The official name of this museum is the National Museum of Asian Arts. But in actual fact, it is always referred to as the Guimet museum, after its founder, Emile Guimet, a self-taught rich Lyons industrialist who worked tirelessly for the creation of a museum of religions. Born in 1836, he inherited the group of factories that goes by the name of Pechiney today. Fascinated by Egypt in his youth, he soon became a collector and started travelling and acquiring works of art. He first founded this museum in Lyons devoted to religions of ancient Egypt, Classical Antiquity and Asia. He was to later construct a special building in Paris where the museum is housed even today.
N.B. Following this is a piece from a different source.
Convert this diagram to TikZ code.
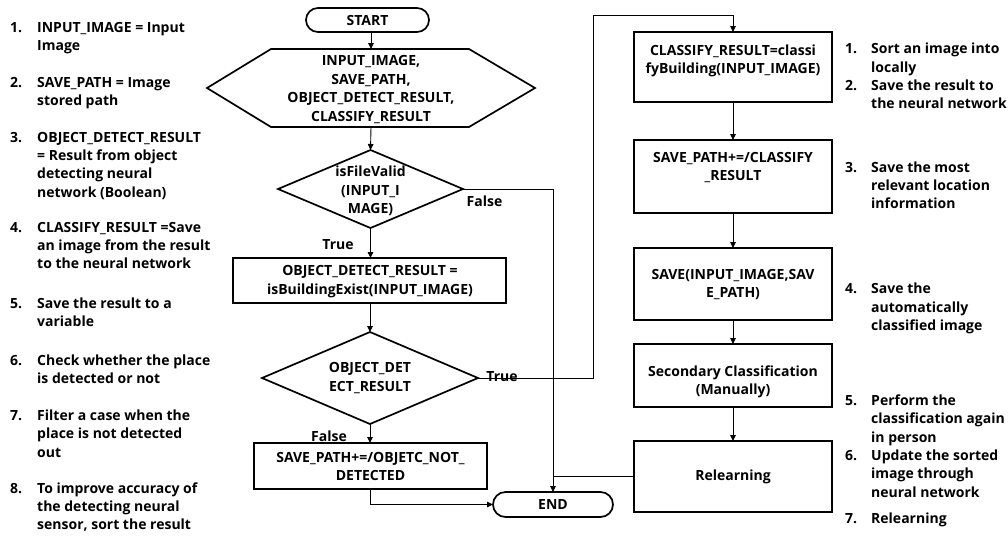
\documentclass[tikz,border=0pt]{standalone}
\usepackage{fontspec}
\setmainfont{Open Sans}
\usetikzlibrary{shapes.geometric,shapes.misc,arrows.meta}
\newcommand{\txl}[4]{\node[lst] (#1) at (#2,#3) {#4};}
\begin{document}
\begin{tikzpicture}[x=1pt,y=-1pt,
  every node/.style={font=\bfseries\fontsize{14}{18.4}\selectfont},
  lst/.style={anchor=base west, inner sep=0pt},
  ctext/.style={align=center, inner sep=0pt},
  shp/.style={draw, line width=1.7pt, inner sep=0pt, outer sep=0pt},
  inv/.style={inner sep=0pt, outer sep=0pt},
  boxn/.style={shp, rectangle},
  dia/.style={shp, diamond},
  term/.style={shp, rounded rectangle},
  conn/.style={line width=0.9pt},
  arr/.style={conn, -{Triangle[length=6pt,width=5.5pt]}},
  lbl/.style={inner sep=0pt}
]
\useasboundingbox[fill=white] (0,0) rectangle (1008,539);

% ---- central flow ----
\node[term, minimum width=123pt, minimum height=24pt] (start) at (367.5,20) {START};
\node[inv, minimum width=328pt, minimum height=78pt] (hex) at (371,88) {};
\draw[shp] (hex.west) -- ([xshift=64pt]hex.north west) -- ([xshift=-66pt]hex.north east)
  -- (hex.east) -- ([xshift=-66pt]hex.south east) -- ([xshift=64pt]hex.south west) -- cycle;
\node[ctext] (hext) at (371,89.5) {INPUT\_IMAGE,\\SAVE\_PATH,\\OBJECT\_DETECT\_RESULT,\\CLASSIFY\_RESULT};

\node[dia, minimum width=185pt, minimum height=78pt] (d1) at (370.5,189) {};
\node[ctext] (d1t) at (370.5,191) {isFileValid\\(INPUT\_I\\MAGE)};

\node[boxn, minimum width=273pt, minimum height=45pt] (odr) at (369.5,280.5) {};
\node[ctext] (odrt) at (370,281.5) {OBJECT\_DETECT\_RESULT =\\isBuildingExist(INPUT\_IMAGE)};

\node[dia, minimum width=216pt, minimum height=92pt] (d2) at (370,378) {};
\node[ctext] (d2t) at (370,378) {OBJECT\_DET\\ECT\_RESULT};

\node[boxn, minimum width=233pt, minimum height=46pt] (sp) at (370.5,466) {};
\node[ctext] (spt) at (370.5,466.5) {SAVE\_PATH+=/OBJETC\_NOT\_\\DETECTED};

\node[term, minimum width=120pt, minimum height=25pt] (end) at (553,504.5) {END};

% ---- right column ----
\node[boxn, minimum width=198pt, minimum height=70pt] (b1) at (733,67) {};
\node[ctext] (b1t) at (733,61) {CLASSIFY\_RESULT=classi\\fyBuilding(INPUT\_IMAGE)};
\node[boxn, minimum width=198pt, minimum height=73pt] (b2) at (733,176.5) {};
\node[ctext] (b2t) at (733,167.5) {SAVE\_PATH+=/CLASSIFY\\\_RESULT};
\node[boxn, minimum width=198pt, minimum height=72pt] (b3) at (733,284) {};
\node[ctext] (b3t) at (733,284.5) {SAVE(INPUT\_IMAGE,SAV\\E\_PATH)};
\node[boxn, minimum width=198pt, minimum height=63pt] (b4) at (733,375.5) {};
\node[ctext] (b4t) at (733,382) {Secondary Classification\\(Manually)};
\node[boxn, minimum width=198pt, minimum height=71pt] (b5) at (733,476.5) {};
\node[ctext] (b5t) at (733,477) {Relearning};

\coordinate (loopA) at (593,15);

% ---- connectors ----
\draw[arr] (start.south -| hex.north) -- (hex.north);
\draw[arr] (hex.south) -- (d1.north);
\draw[arr] (d1.south) -- (odr.north -| d1.south);
\draw[arr] (odr.south -| d2.north) -- (d2.north);
\draw[arr] (d2.south) -- (sp.north -| d2.south);
\draw[arr] (d1.east) -| (end.north);
\draw[conn] (b5.west) -- (b5.west -| end.north);
\draw[arr] (sp.south) |- (end.west);
\draw[arr] (d2.east) -| (loopA) -| (b1.north);
\draw[arr] (b1.south) -- (b2.north);
\draw[arr] (b2.south) -- (b3.north);
\draw[arr] (b3.south) -- (b4.north);
\draw[arr] (b4.south) -- (b5.north);

% ---- connector labels ----
\node[lbl] (lf1) at (484.5,201) {False};
\node[lbl] (lt1) at (338,245) {True};
\node[lbl] (lt2) at (502,377) {True};
\node[lbl] (lf2) at (329,436) {False};

% ---- left list ----
\txl{n1}{10}{32}{1.}  \txl{a1}{37}{32}{INPUT\_IMAGE = Input} \txl{a1b}{37}{50}{Image}
\txl{n2}{10}{87}{2.}  \txl{a2}{37}{87}{SAVE\_PATH = Image} \txl{a2b}{37}{105}{stored path}
\txl{n3}{10}{142}{3.} \txl{a3}{37}{142}{OBJECT\_DETECT\_RESULT} \txl{a3b}{37}{160}{= Result from object}
  \txl{a3c}{37}{178}{detecting neural} \txl{a3d}{37}{197}{network (Boolean)}
\txl{n4}{10}{232}{4.} \txl{a4}{37}{232}{CLASSIFY\_RESULT =Save} \txl{a4b}{37}{250}{an image from the result}
  \txl{a4c}{37}{268}{to the neural network}
\txl{n5}{10}{308}{5.} \txl{a5}{37}{308}{Save the result to a} \txl{a5b}{37}{326}{variable}
\txl{n6}{10}{365}{6.} \txl{a6}{37}{365}{Check whether the place} \txl{a6b}{37}{383}{is detected or not}
\txl{n7}{10}{420}{7.} \txl{a7}{37}{420}{Filter a case when the} \txl{a7b}{37}{438}{place is not detected}
  \txl{a7c}{37}{457}{out}
\txl{n8}{10}{493}{8.} \txl{a8}{37}{493}{To improve accuracy of} \txl{a8b}{37}{511}{the detecting neural}
  \txl{a8c}{37}{529}{sensor, sort the result}

% ---- right list ----
\txl{m1}{845}{53}{1.} \txl{c1}{871}{53}{Sort an image into} \txl{c1b}{871}{72}{locally}
\txl{m2}{845}{90}{2.} \txl{c2}{871}{90}{Save the result to} \txl{c2b}{871}{108}{the neural network}
\txl{m3}{845}{172}{3.} \txl{c3}{871}{172}{Save the most} \txl{c3b}{871}{190}{relevant location}
  \txl{c3c}{871}{208}{information}
\txl{m4}{845}{293}{4.} \txl{c4}{871}{293}{Save the} \txl{c4b}{871}{312}{automatically}
  \txl{c4c}{871}{330}{classified image}
\txl{m5}{845}{405}{5.} \txl{c5}{871}{405}{Perform the} \txl{c5b}{871}{423}{classification again}
  \txl{c5c}{871}{442}{in person}
\txl{m6}{845}{460}{6.} \txl{c6}{871}{460}{Update the sorted} \txl{c6b}{871}{478}{image through}
  \txl{c6c}{871}{497}{neural network}
\txl{m7}{845}{523}{7.} \txl{c7}{871}{523}{Relearning}
\end{tikzpicture}
\end{document}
The museum has umpteen masterpieces but the one that strikes you visibly the most and remains with you long after you have reached home is the sculpture of the "Great Naga" from Cambodia. This is the largest piece in the Museum and has been assembled for the very first time since 1889, piece by piece. 13 tons of solid stone.

As in any other good museum, a fair amount of time is required to discover the varied collections. But for the western visitor - not many people could remember seeing Indian visitors in the last five weeks - it is a worthwhile and certainly enjoyable trip to the East.